À aucun moment, le président de la République n’a réussi à maintenir son obligation constitutionnelle de neutralité politique, même si cet engagement a été plus ou moins prononcé. Il semble s’accentuer au cours du temps, passant du rôle de chef de l’Etat au chef de parti, mettant à mal sa crédibilité, une relation à double sens étant mise au jour avec l’instrumentalisation des partis politiques par l’exécutif.

De ce fait, les élites au pouvoir ne sont pas incitées à porter une vision de long terme et à promouvoir les intérêts de la base. Leur stratégie consiste plutôt à mettre en place des alliances avec des groupes potentiellement influents mais aussi dotés d’un pouvoir déstabilisateur. Cependant, ces alliances au sommet de l’État très souvent contre-nature, mouvantes, fragiles et limitées, finissent irrémédiablement, par engendrer l’exclusion et la frustration d’une partie de l’élite. Compte tenu de la faiblesse généralisée des institutions et des organisations, y compris de l’armée, le groupe élitaire exclu cherche à faire tomber le pouvoir en place en mobilisant une population dont les aspirations sont ignorées.
Le Niger semble donc condamné à cette instabilité chronique dont les seuls bénéficiaires sont un cercle restreint d’élites. Seul un processus d’inclusion de la population permettra de casser ce cercle vicieux et d’enclencher le développement du pays.

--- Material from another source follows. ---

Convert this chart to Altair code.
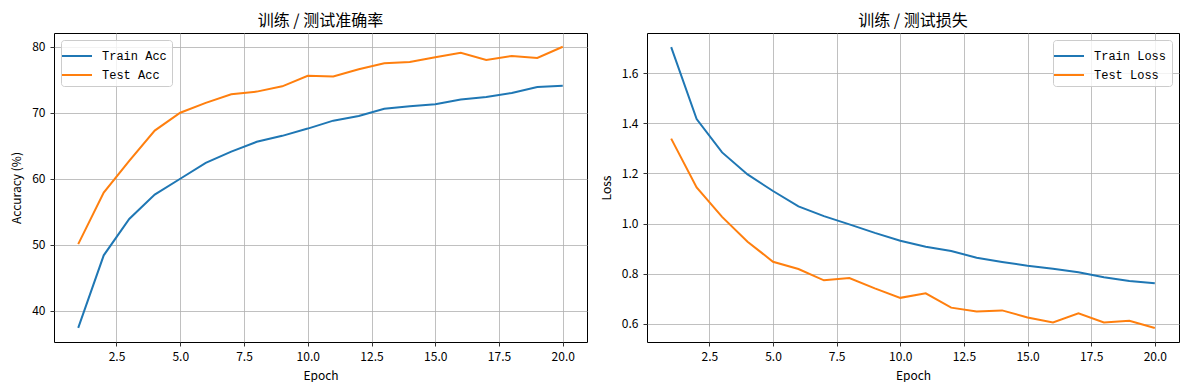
import altair as alt
import pandas as pd

epochs = list(range(1, 21))
train_acc = [37.4, 48.4, 53.9, 57.6, 60.0, 62.4, 64.1, 65.6, 66.5, 67.6,
             68.8, 69.5, 70.6, 71.0, 71.3, 72.0, 72.4, 73.0, 73.9, 74.1]
test_acc = [50.1, 57.9, 62.7, 67.3, 70.0, 71.5, 72.8, 73.2, 74.0, 75.6,
            75.5, 76.6, 77.5, 77.7, 78.4, 79.1, 78.0, 78.6, 78.3, 80.0]
train_loss = [1.704, 1.417, 1.284, 1.196, 1.130, 1.069, 1.030, 0.997, 0.963, 0.932,
              0.908, 0.891, 0.864, 0.847, 0.832, 0.820, 0.806, 0.786, 0.771, 0.762]
test_loss = [1.339, 1.144, 1.027, 0.928, 0.848, 0.819, 0.774, 0.783, 0.742, 0.704,
             0.722, 0.665, 0.650, 0.654, 0.626, 0.606, 0.642, 0.606, 0.613, 0.584]

x_ticks = [2.5, 5.0, 7.5, 10.0, 12.5, 15.0, 17.5, 20.0]
acc_ticks = [40, 50, 60, 70, 80]
loss_ticks = [0.6, 0.8, 1.0, 1.2, 1.4, 1.6]

acc_names = ["Train Acc", "Test Acc"]
loss_names = ["Train Loss", "Test Loss"]
colors = ["#1f77b4", "#ff7f0e"]

acc_df = pd.DataFrame({
    "epoch": epochs * 2,
    "value": train_acc + test_acc,
    "series": [acc_names[0]] * 20 + [acc_names[1]] * 20,
})
loss_df = pd.DataFrame({
    "epoch": epochs * 2,
    "value": train_loss + test_loss,
    "series": [loss_names[0]] * 20 + [loss_names[1]] * 20,
})

CJK = "Noto Sans CJK SC"
MONO = "Liberation Mono"


def make_legend(orient):
    return alt.Legend(
        title=None, orient=orient, offset=7,
        fillColor="rgba(255,255,255,0.8)", strokeColor="#cccccc",
        cornerRadius=3, padding=5, symbolType="M-1.5,0H1.5", symbolSize=400,
        symbolStrokeWidth=2, labelFont=MONO, labelFontSize=12,
        labelColor="#000000", rowPadding=2, labelOffset=14,
    )


def x_enc():
    return alt.X(
        "epoch:Q",
        scale=alt.Scale(domain=[0.05, 20.95], nice=False, zero=False),
        axis=alt.Axis(values=x_ticks, format=".1f", title="Epoch"),
    )


acc_chart = alt.Chart(acc_df).mark_line(strokeWidth=2).encode(
    x=x_enc(),
    y=alt.Y("value:Q",
            scale=alt.Scale(domain=[35.27, 82.08], nice=False, zero=False),
            axis=alt.Axis(values=acc_ticks, format="d", title="Accuracy (%)")),
    color=alt.Color("series:N",
                    scale=alt.Scale(domain=acc_names, range=colors),
                    legend=make_legend("top-left")),
).properties(
    width=533, height=309,
    title=alt.TitleParams("训练 / 测试准确率", font=CJK, fontSize=16,
                          fontWeight="normal", color="#000000", offset=4),
)

loss_chart = alt.Chart(loss_df).mark_line(strokeWidth=2).encode(
    x=x_enc(),
    y=alt.Y("value:Q",
            scale=alt.Scale(domain=[0.528, 1.760], nice=False, zero=False),
            axis=alt.Axis(values=loss_ticks, format=".1f", title="Loss")),
    color=alt.Color("series:N",
                    scale=alt.Scale(domain=loss_names, range=colors),
                    legend=make_legend("top-right")),
).properties(
    width=532, height=309,
    title=alt.TitleParams("训练 / 测试损失", font=CJK, fontSize=16,
                          fontWeight="normal", color="#000000", offset=4),
)

chart = alt.hconcat(acc_chart, loss_chart, spacing=11).resolve_scale(
    color="independent"
).properties(
    padding={"left": 2, "top": 4, "right": 0, "bottom": 0}
).configure_view(
    stroke="#000000", strokeWidth=1
).configure_axis(
    grid=True, gridColor="#b0b0b0", gridWidth=0.8,
    domain=False, tickColor="#000000", tickSize=4, tickWidth=0.8,
    labelFont=CJK, labelFontSize=12, labelColor="#000000", labelPadding=5,
    titleFont=CJK, titleFontSize=12, titleFontWeight="normal", titleColor="#000000",
    titlePadding=8,
).configure_legend(
    labelLimit=200
)

chart.save("out.html", embed_options={"renderer": "svg", "actions": False})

Reste à trouver les acteurs de cette grande transformation car M. Issoufou s’est révélé être un imposteur.

La cyclicité de plus en plus rapprochée des crises et qui nous préoccupe ici, montre en quoi celles-ci ont été rentables à court terme pour ceux qui les ont joués, avec en premier lieu leur accession au pouvoir. Mais elle montre aussi que ces crises peuvent avoir des effets néfastes à plus long terme, en matière de sécurité, de gouvernance ou de destructions du potentiel économique. En tirant la conclusion que le Niger n’est finalement qu’une démocratie de façade, et que cette dernière a plutôt tendance à favoriser les crises politiques. Le Niger semble enfermé dans un cercle vicieux, sachant que l’issue de la dernière crise reste encore incertaine, en dépit de la solution électorale envisagée qui n’augure rien de prometteur.